Марк Вишняк - Годы эмиграции
В начале октября мы погрузились на пароход, который увез нас в пять часов утра, так что мы простились с Европой, даже не заметив этого, – во сне. Некоторые из нас навсегда, мы с женой на 9 лет, о которых можно сказать: всего на 9 лет и ставших фактически – целыми и какими 9 годами!
Часть II
ГЛАВА I
На «Новой Элладе» в Новый свет. – На палубе: беседы, перспективы. – Как получить работу? – Неудачи журналиста, автора книг, ученого. – В первые три года четыре книжки в четырех еврейских общественно-политических учреждениях. Летнее обучение у квакеров английскому языку и американскому укладу жизни. Необходимость поисков заработка вне Нью-Йорка. – Отъезд в Корнел (Итака) на 9 месяцев, обернувшихся дополнительно 18 месяцами в Боулдер (Колорадо)
По тихим волнам океана, ни разу не пришедшего в волнение за 10 суток, «Новая Эллада» доставила нас из Лиссабона в Нью-Йорк, – перебросила из старого в «новый свет» 13 октября 1940 года. Это был ее второй рейс с русскими эмигрантами от режима большевистского коммунизма, ставшими беженцами от режима наци.
Формально я не простился с Европой. Но мысленно, конечно, не раз пробовал подвести итоги тому, что потерял или бросил «в краю родном» и что надеялся обрести в краю ином, «краю чужом». Прошлое и будущее внутренне переплетались, сливались воедино.

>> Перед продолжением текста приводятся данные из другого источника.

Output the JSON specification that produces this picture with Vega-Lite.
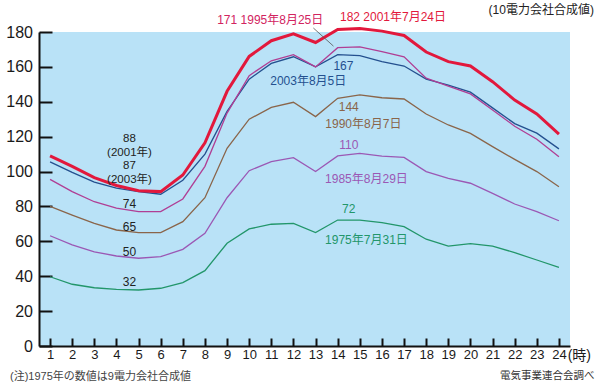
{
  "$schema": "https://vega.github.io/schema/vega-lite/v6.json",
  "autosize": "none",
  "width": 531,
  "height": 314,
  "padding": {"left": 39, "top": 32, "right": 30, "bottom": 42},
  "background": "white",
  "config": {
    "view": {"stroke": null, "fill": "#b9e2f7"},
    "font": "Liberation Sans, Noto Sans CJK JP",
    "axis": {"grid": false, "title": null, "domainColor": "#111", "domainWidth": 2, "tickColor": "#111", "tickWidth": 2, "labelColor": "#1a1a1a", "labelFont": "Liberation Sans"}
  },
  "datasets": {
    "lines": [
      {"s":"2001","h":1,"v":109},{"s":"2001","h":2,"v":103},{"s":"2001","h":3,"v":96.5},{"s":"2001","h":4,"v":92},{"s":"2001","h":5,"v":89},{"s":"2001","h":6,"v":88.5},{"s":"2001","h":7,"v":98},{"s":"2001","h":8,"v":116.5},{"s":"2001","h":9,"v":146},{"s":"2001","h":10,"v":166},{"s":"2001","h":11,"v":175},{"s":"2001","h":12,"v":179},{"s":"2001","h":13,"v":174},{"s":"2001","h":14,"v":181.5},{"s":"2001","h":15,"v":182},{"s":"2001","h":16,"v":180.5},{"s":"2001","h":17,"v":178},{"s":"2001","h":18,"v":168.5},{"s":"2001","h":19,"v":163},{"s":"2001","h":20,"v":160.5},{"s":"2001","h":21,"v":151.5},{"s":"2001","h":22,"v":141},{"s":"2001","h":23,"v":133},{"s":"2001","h":24,"v":121.5},
      {"s":"2003","h":1,"v":105.5},{"s":"2003","h":2,"v":99.5},{"s":"2003","h":3,"v":94},{"s":"2003","h":4,"v":90.5},{"s":"2003","h":5,"v":88.5},{"s":"2003","h":6,"v":87},{"s":"2003","h":7,"v":95},{"s":"2003","h":8,"v":110},{"s":"2003","h":9,"v":134.5},{"s":"2003","h":10,"v":153},{"s":"2003","h":11,"v":162},{"s":"2003","h":12,"v":165.8},{"s":"2003","h":13,"v":160},{"s":"2003","h":14,"v":167},{"s":"2003","h":15,"v":166.4},{"s":"2003","h":16,"v":163},{"s":"2003","h":17,"v":160.5},{"s":"2003","h":18,"v":153},{"s":"2003","h":19,"v":149.5},{"s":"2003","h":20,"v":145.5},{"s":"2003","h":21,"v":136.5},{"s":"2003","h":22,"v":127.5},{"s":"2003","h":23,"v":122},{"s":"2003","h":24,"v":113},
      {"s":"1995","h":1,"v":95.5},{"s":"1995","h":2,"v":88.5},{"s":"1995","h":3,"v":82.7},{"s":"1995","h":4,"v":79},{"s":"1995","h":5,"v":77},{"s":"1995","h":6,"v":77},{"s":"1995","h":7,"v":84.3},{"s":"1995","h":8,"v":103},{"s":"1995","h":9,"v":133.5},{"s":"1995","h":10,"v":155},{"s":"1995","h":11,"v":163.5},{"s":"1995","h":12,"v":167},{"s":"1995","h":13,"v":160},{"s":"1995","h":14,"v":171},{"s":"1995","h":15,"v":171.5},{"s":"1995","h":16,"v":168.7},{"s":"1995","h":17,"v":165.8},{"s":"1995","h":18,"v":153.5},{"s":"1995","h":19,"v":149},{"s":"1995","h":20,"v":144.5},{"s":"1995","h":21,"v":135.3},{"s":"1995","h":22,"v":126},{"s":"1995","h":23,"v":118.5},{"s":"1995","h":24,"v":108.5},
      {"s":"1990","h":1,"v":80},{"s":"1990","h":2,"v":75},{"s":"1990","h":3,"v":70.3},{"s":"1990","h":4,"v":66.5},{"s":"1990","h":5,"v":65},{"s":"1990","h":6,"v":65},{"s":"1990","h":7,"v":71.3},{"s":"1990","h":8,"v":85},{"s":"1990","h":9,"v":113.3},{"s":"1990","h":10,"v":130},{"s":"1990","h":11,"v":136.8},{"s":"1990","h":12,"v":139.7},{"s":"1990","h":13,"v":131.5},{"s":"1990","h":14,"v":142},{"s":"1990","h":15,"v":144},{"s":"1990","h":16,"v":142.3},{"s":"1990","h":17,"v":141.6},{"s":"1990","h":18,"v":133},{"s":"1990","h":19,"v":126.7},{"s":"1990","h":20,"v":121.9},{"s":"1990","h":21,"v":114.3},{"s":"1990","h":22,"v":107},{"s":"1990","h":23,"v":100},{"s":"1990","h":24,"v":91.3},
      {"s":"1985","h":1,"v":63.2},{"s":"1985","h":2,"v":58},{"s":"1985","h":3,"v":54},{"s":"1985","h":4,"v":51.6},{"s":"1985","h":5,"v":50.3},{"s":"1985","h":6,"v":51.2},{"s":"1985","h":7,"v":55.4},{"s":"1985","h":8,"v":64.6},{"s":"1985","h":9,"v":85},{"s":"1985","h":10,"v":100.5},{"s":"1985","h":11,"v":105.7},{"s":"1985","h":12,"v":108},{"s":"1985","h":13,"v":100},{"s":"1985","h":14,"v":109},{"s":"1985","h":15,"v":110.4},{"s":"1985","h":16,"v":108.9},{"s":"1985","h":17,"v":108.1},{"s":"1985","h":18,"v":100},{"s":"1985","h":19,"v":96.1},{"s":"1985","h":20,"v":93.3},{"s":"1985","h":21,"v":87.5},{"s":"1985","h":22,"v":81.4},{"s":"1985","h":23,"v":77},{"s":"1985","h":24,"v":71.8},
      {"s":"1975","h":1,"v":39.7},{"s":"1975","h":2,"v":35.4},{"s":"1975","h":3,"v":33.4},{"s":"1975","h":4,"v":32.5},{"s":"1975","h":5,"v":32.1},{"s":"1975","h":6,"v":33.1},{"s":"1975","h":7,"v":36.3},{"s":"1975","h":8,"v":43.2},{"s":"1975","h":9,"v":58.9},{"s":"1975","h":10,"v":67.1},{"s":"1975","h":11,"v":69.8},{"s":"1975","h":12,"v":70.3},{"s":"1975","h":13,"v":65},{"s":"1975","h":14,"v":72.2},{"s":"1975","h":15,"v":72.2},{"s":"1975","h":16,"v":70.7},{"s":"1975","h":17,"v":68.4},{"s":"1975","h":18,"v":61.2},{"s":"1975","h":19,"v":57.3},{"s":"1975","h":20,"v":58.7},{"s":"1975","h":21,"v":57.3},{"s":"1975","h":22,"v":53.5},{"s":"1975","h":23,"v":49.3},{"s":"1975","h":24,"v":45.1}
    ],
    "labels": [
      {"s":"1995label","h":10.95,"v":186.9,"t":"171 1995年8月25日"},
      {"s":"2001","h":16.5,"v":188.6,"t":"182 2001年7月24日"},
      {"s":"note","h":23.2,"v":192.6,"t":"(10電力会社合成値)"},
      {"s":"2003","h":14.26,"v":160.7,"t":"167"},
      {"s":"2003","h":12.67,"v":151.9,"t":"2003年8月5日"},
      {"s":"1990","h":14.5,"v":136.8,"t":"144"},
      {"s":"1990","h":15.16,"v":127.1,"t":"1990年8月7日"},
      {"s":"1985","h":14.5,"v":115.2,"t":"110"},
      {"s":"1985","h":15.3,"v":95.6,"t":"1985年8月29日"},
      {"s":"1975","h":14.5,"v":78.4,"t":"72"},
      {"s":"1975","h":15.3,"v":60.8,"t":"1975年7月31日"},
      {"s":"note","h":4.59,"v":81.2,"t":"74"},
      {"s":"note","h":4.59,"v":68.4,"t":"65"},
      {"s":"note","h":4.59,"v":54,"t":"50"},
      {"s":"note","h":4.59,"v":36.9,"t":"32"}
    ],
    "minLabels": [
      {"s":"note","h":4.59,"v":118.5,"t":"88"},
      {"s":"note","h":4.59,"v":110.9,"t":"(2001年)"},
      {"s":"note","h":4.59,"v":103.2,"t":"87"},
      {"s":"note","h":4.59,"v":95.4,"t":"(2003年)"}
    ],
    "foot": [
      {"s":"note","h":23.47,"v":-17.2,"t":"電気事業連合会調べ"}
    ],
    "footLeft": [
      {"s":"note","h":-0.81,"v":-17.8,"t":"(注)1975年の数値は9電力会社合成値"}
    ],
    "unit": [
      {"s":"note","h":24.92,"v":-5.6,"t":"(時)"}
    ],
    "leader": [
      {"h":12.9,"v":182.3,"h2":13.81,"v2":171.9}
    ]
  },
  "encoding": {
    "x": {"field": "h", "type": "quantitative", "scale": {"domain": [0.5, 24.5], "nice": false, "zero": false},
          "axis": {"values": [1,2,3,4,5,6,7,8,9,10,11,12,13,14,15,16,17,18,19,20,21,22,23,24], "tickSize": -8, "labelPadding": 10, "labelFontSize": 13, "labelFlush": false}},
    "y": {"field": "v", "type": "quantitative", "scale": {"domain": [0, 180], "nice": false},
          "axis": {"values": [0,20,40,60,80,100,120,140,160,180], "tickSize": -13, "labelPadding": 19.5, "labelFontSize": 16, "labelFlush": false}}
  },
  "layer": [
    {
      "data": {"name": "lines"},
      "transform": [{"filter": "datum.s !== '2001'"}],
      "mark": {"type": "line", "strokeWidth": 1.3, "clip": false},
      "encoding": {
        "detail": {"field": "s"},
        "color": {"field": "s", "type": "nominal", "legend": null,
          "scale": {"domain": ["1975","1985","1990","1995","2001","2003","1995label","note"],
                    "range": ["#22966a","#9b58b4","#8a654a","#b03e94","#e2183c","#24508f","#d2245f","#222222"]}}
      }
    },
    {
      "data": {"name": "lines"},
      "transform": [{"filter": "datum.s === '2001'"}],
      "mark": {"type": "line", "strokeWidth": 3, "clip": false},
      "encoding": {
        "color": {"field": "s", "type": "nominal", "legend": null}
      }
    },
    {
      "data": {"name": "leader"},
      "mark": {"type": "rule", "color": "#555555", "strokeWidth": 0.8},
      "encoding": {
        "x2": {"field": "h2"},
        "y2": {"field": "v2"}
      }
    },
    {
      "data": {"name": "labels"},
      "mark": {"type": "text", "fontSize": 12, "align": "center", "baseline": "middle"},
      "encoding": {
        "text": {"field": "t"},
        "color": {"field": "s", "type": "nominal", "legend": null}
      }
    },
    {
      "data": {"name": "minLabels"},
      "mark": {"type": "text", "fontSize": 11.5, "align": "center", "baseline": "middle"},
      "encoding": {
        "text": {"field": "t"},
        "color": {"field": "s", "type": "nominal", "legend": null}
      }
    },
    {
      "data": {"name": "foot"},
      "mark": {"type": "text", "fontSize": 10.5, "align": "center", "baseline": "middle", "color": "#333333"},
      "encoding": {"text": {"field": "t"}}
    },
    {
      "data": {"name": "footLeft"},
      "mark": {"type": "text", "fontSize": 11, "align": "left", "baseline": "middle", "color": "#444444"},
      "encoding": {"text": {"field": "t"}}
    },
    {
      "data": {"name": "unit"},
      "mark": {"type": "text", "fontSize": 14, "align": "center", "baseline": "middle", "color": "#1a1a1a"},
      "encoding": {"text": {"field": "t"}}
    }
  ]
}
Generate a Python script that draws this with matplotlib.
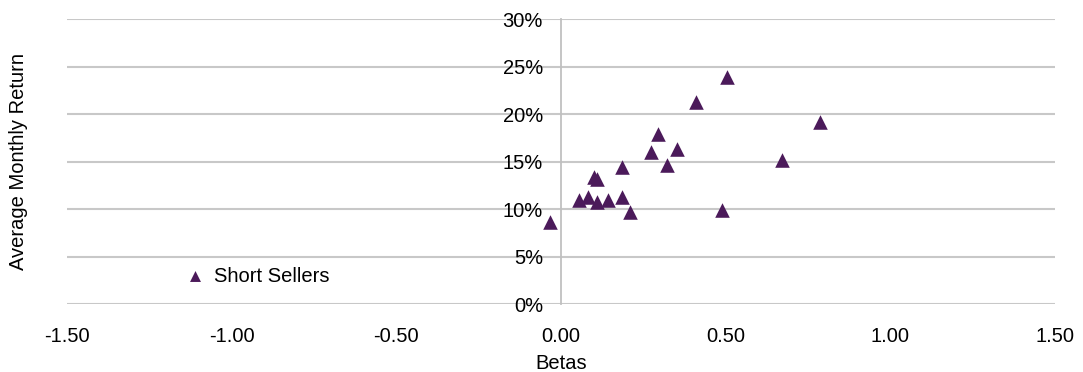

Преобладающим было удовлетворение – ощущение как бы счастья за себя, за других, за мир, за другие идеи, за всё, что ценно и оправдывает лишения и жертвы, – что существует «Америчка», Соединенные Штаты, англосаксонский мир, последняя траншея свободы. Не было бы или не стало бы их, – к кому воззвали бы угнетенные и посрамленные человек и человечество?! Горсточка отважных юных летчиков как раз перед нашим отплытием отстояла «свои» английские небеса и землю, заградила путь завоевателю европейского континента. А страна, которую европейское правосознание привыкло считать колыбелью прав человека и гражданина, склонилась пред жесточайшим тираном в пассивном ожидании, что заблагорассудится «моторизованному Аттиле» (выражение Леона Блюма) сделать со своей жертвой – поглотить Францию полностью и сразу или по частям и с интервалами?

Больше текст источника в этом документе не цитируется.